After clarity, the first step matters
The shadow of this pair lies in using clarity as permission to act without tenderness. The Sun can feel so bright that a person may believe the answer is obvious and everyone else should see it too. The Eight of Cups may want to leave quickly once the inner truth becomes undeniable. A grounded reading asks for both honesty and care. If a conversation is possible, it may be worth having. If a transition needs structure, it may be wise to build it. If a goodbye is needed, it can still be handled in a way that respects the humanity of everyone involved.
Another shadow is staying only because the situation looks bright from outside. The Sun can be public, visible, and associated with success, which may make it hard to admit that something praised by others feels empty within. The Eight of Cups gives language to that private truth. It says that emotional fulfillment cannot always be measured by how good something appears. A relationship may look warm while feeling incomplete. A career may look impressive while feeling dry. A life may look full while the inner self quietly asks for a deeper source of meaning.

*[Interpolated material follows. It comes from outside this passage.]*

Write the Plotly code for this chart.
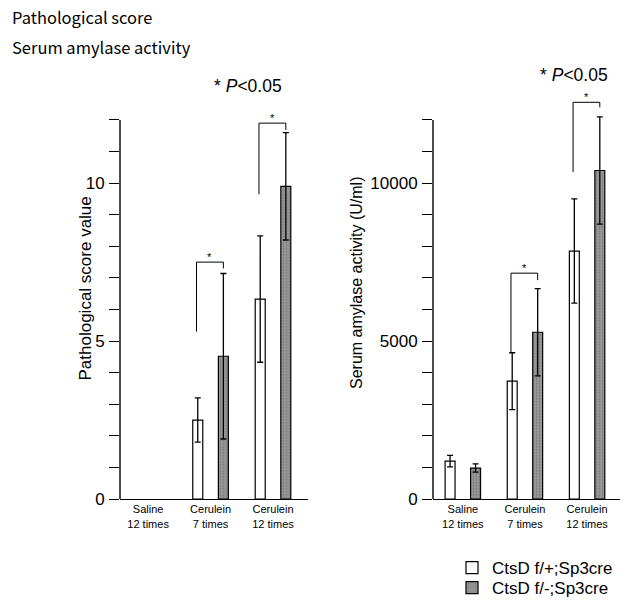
import plotly.graph_objects as go

# ---------------- data ----------------
categories = ["Saline<br>12 times", "Cerulein<br>7 times", "Cerulein<br>12 times"]
groups = ["CtsD f/+;Sp3cre", "CtsD f/-;Sp3cre"]

score_ctrl = [None, 2.5, 6.33]
score_ctrl_err = [None, 0.7, 2.0]
score_ko = [None, 4.52, 9.9]
score_ko_err = [None, 2.62, 1.7]

amy_ctrl = [1200, 3730, 7850]
amy_ctrl_err = [180, 900, 1650]
amy_ko = [980, 5280, 10400]
amy_ko_err = [130, 1380, 1700]

# significance brackets: (category index, bracket top, left leg end, right leg end)
score_sig = [(1, 7.5, 5.3, 7.3), (2, 11.9, 9.65, 11.68)]
amy_sig = [(1, 7150, 4620, 6930), (2, 12560, 10350, 12400)]

score_ticks = list(range(0, 13))
score_labels = ["0", "5", "10"]
amy_ticks = list(range(0, 13000, 1000))
amy_labels = ["0", "5000", "10000"]

# ---------------- style ----------------
W, H = 628, 600
BAR_W = 0.16
OFF = 0.205
GRAY = "#8c8c8c"
ARIAL = "Arial, Liberation Sans, sans-serif"
JP = "Noto Sans CJK JP, Noto Sans, sans-serif"

ydom = [(600 - 499) / 600, (600 - 88.4) / 600]
xdom1 = [120 / W, 308 / W]
xdom2 = [433 / W, 620 / W]

fig = go.Figure()

def add_bars(ctrl, ctrl_err, ko, ko_err, xa, ya, show):
    idx = list(range(len(categories)))
    fig.add_trace(go.Bar(
        x=[i - OFF for i in idx], y=ctrl, width=BAR_W, name=groups[0],
        marker=dict(color="white", line=dict(color="black", width=1.2)),
        error_y=dict(type="data", array=ctrl_err, color="black", thickness=1.3, width=3),
        xaxis=xa, yaxis=ya, showlegend=show, legend="legend"))
    fig.add_trace(go.Bar(
        x=[i + OFF for i in idx], y=ko, width=BAR_W, name=groups[1],
        marker=dict(color=GRAY, line=dict(color="black", width=1.2),
                    pattern=dict(shape=".", fgcolor="#5a5a5a", bgcolor="#9a9a9a", size=3, solidity=0.35)),
        error_y=dict(type="data", array=ko_err, color="black", thickness=1.3, width=3),
        xaxis=xa, yaxis=ya, showlegend=show, legend="legend2"))

add_bars(score_ctrl, score_ctrl_err, score_ko, score_ko_err, "x", "y", True)
add_bars(amy_ctrl, amy_ctrl_err, amy_ko, amy_ko_err, "x2", "y2", False)

def add_brackets(sig, xr, yr, star_dy):
    for (i, top, lb, rb) in sig:
        xl, xr_ = i - OFF - 0.02, i + OFF
        fig.add_shape(type="path",
                      path=f"M {xl} {lb} L {xl} {top} L {xr_} {top} L {xr_} {rb}",
                      xref=xr, yref=yr, line=dict(color="black", width=1))
        fig.add_annotation(x=(xl + xr_) / 2, y=top, xref=xr, yref=yr, text="*",
                           showarrow=False, yshift=star_dy, font=dict(family=ARIAL, size=11, color="black"))

add_brackets(score_sig, "x", "y", 5)
add_brackets(amy_sig, "x2", "y2", 5)

# y axis lines (up to the last tick only)
fig.add_shape(type="line", xref="x domain", yref="y", x0=0, x1=0, y0=0, y1=score_ticks[-1],
              line=dict(color="black", width=1.4))
fig.add_shape(type="line", xref="x2 domain", yref="y2", x0=0, x1=0, y0=0, y1=amy_ticks[-1],
              line=dict(color="black", width=1.4))

def ytick_text(ticks, labels):
    lab = set(labels)
    return [str(t) if str(t) in lab else "" for t in ticks]

xaxis_common = dict(tickmode="array", tickvals=list(range(len(categories))), ticktext=categories,
                    showline=True, linecolor="black", linewidth=1.4, ticks="", showgrid=False,
                    zeroline=False, tickfont=dict(family=ARIAL, size=11, color="black"), fixedrange=True)
yaxis_common = dict(tickmode="array", ticks="outside", ticklen=10, tickwidth=1.2, tickcolor="black",
                    showline=False, showgrid=False, zeroline=False, ticklabelstandoff=1,
                    tickfont=dict(family=ARIAL, size=17, color="black"), domain=ydom, fixedrange=True)

legend_common = dict(x=452 / W, xanchor="left", yanchor="middle",
                     font=dict(family=ARIAL, size=17, color="black"),
                     bgcolor="rgba(0,0,0,0)", itemclick=False, itemdoubleclick=False)

fig.update_layout(
    width=W, height=H, margin=dict(l=0, r=0, t=0, b=0, autoexpand=False),
    paper_bgcolor="white", plot_bgcolor="white",
    barmode="overlay", showlegend=True,
    xaxis=dict(domain=xdom1, range=[-0.45, 2.56], anchor="y", **xaxis_common),
    xaxis2=dict(domain=xdom2, range=[-0.48, 2.53], anchor="y2", **xaxis_common),
    yaxis=dict(range=[0, 13], tickvals=score_ticks, ticktext=ytick_text(score_ticks, score_labels),
               anchor="x", **yaxis_common),
    yaxis2=dict(range=[0, 13000], tickvals=amy_ticks, ticktext=ytick_text(amy_ticks, amy_labels),
                anchor="x2", **yaxis_common),
    legend=dict(y=(600 - 568) / 600, **legend_common),
    legend2=dict(y=(600 - 588) / 600, **legend_common),
)

# titles
fig.add_annotation(x=10 / W, y=(600 - 17) / 600, xref="paper", yref="paper", text="Pathological score",
                   showarrow=False, xanchor="left", yanchor="middle", font=dict(family=JP, size=16.5, color="black"))
fig.add_annotation(x=10 / W, y=(600 - 47) / 600, xref="paper", yref="paper", text="Serum amylase activity",
                   showarrow=False, xanchor="left", yanchor="middle", font=dict(family=JP, size=16.5, color="black"))

# p-value notes
fig.add_annotation(x=212 / W, y=(600 - 86) / 600, xref="paper", yref="paper", text="* <i>P</i><0.05",
                   showarrow=False, xanchor="left", yanchor="middle", font=dict(family=ARIAL, size=17.5, color="black"))
fig.add_annotation(x=538 / W, y=(600 - 75) / 600, xref="paper", yref="paper", text="* <i>P</i><0.05",
                   showarrow=False, xanchor="left", yanchor="middle", font=dict(family=ARIAL, size=17.5, color="black"))

# y axis titles
fig.add_annotation(x=73 / W, y=(600 - 289) / 600, xref="paper", yref="paper", text="Pathological score value",
                   showarrow=False, textangle=-90, font=dict(family=ARIAL, size=17, color="black"))
fig.add_annotation(x=356 / W, y=(600 - 283) / 600, xref="paper", yref="paper", text="Serum amylase activity (U/ml)",
                   showarrow=False, textangle=-90, font=dict(family=ARIAL, size=16, color="black"))

fig.write_html("out.html", config={"displayModeBar": False},
               post_script="document.body.style.margin='0';")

The final message of The Sun and Eight of Cups is clear but compassionate: when the light shows that something no longer holds enough life, the next step deserves honesty. This pair does not glorify leaving for its own sake. It honors the moment when staying would require too much self-abandonment. It asks for clarity without cruelty, release without denial, and movement toward what feels more truthful. The path ahead may still unfold gradually, but the heart has seen enough to know that a brighter relationship with life is worth walking toward.